Why time on the land matters

Design emerges from the subconscious. What designers absorb—people, places, language, ceremony—shapes what they create. For Indigenous projects, this means authentic design can only emerge if designers spend meaningful time in the community. It’s not enough to visit for a single workshop or consultation. The process requires days or even weeks of immersion: listening to Elders, participating in traditional activities, walking the land, and observing how people live and gather.


By doing this, designers allow the culture, stories, and values of the community to permeate their thinking. At a subconscious level, this informs the sketches, plans, and structures they produce. The result is not simply a building placed onto Indigenous land, but a design that emerges out of the land and the people themselves.

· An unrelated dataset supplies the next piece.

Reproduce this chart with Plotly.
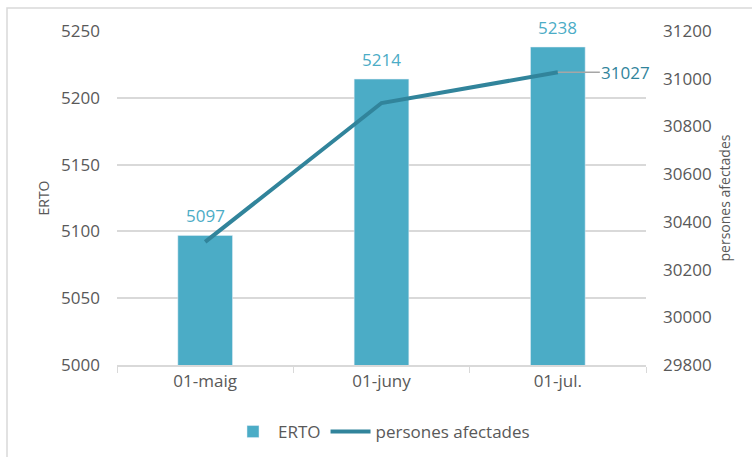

The role of Indigenous leadership

Authenticity also requires recognizing limits. Non-Indigenous designers cannot fully lead engagement sessions or dictate priorities. The community must appoint its own trusted voices—Elders, knowledge keepers, or community leaders—to guide the process. Their role is not ceremonial but central: they translate worldviews and values into principles that should underpin the design.


The best design processes for Indigenous communities avoid the temptation to “gather input” in a compressed, performative way. Instead, they create time and space for relationships to develop. Two weeks on the land can have more impact than ten public consultations.



Moving beyond performance

Authentic design isn’t about checking boxes or staging dialogue. It’s about letting go of control, resisting the instinct to dominate, and allowing the community’s own voice to shape the subconscious of the design team. It requires humility, patience, and presence.


When this approach is taken, the results speak for themselves: spaces that resonate with the people who use them, buildings that reflect community identity, and projects that honour Indigenous ways of knowing and being.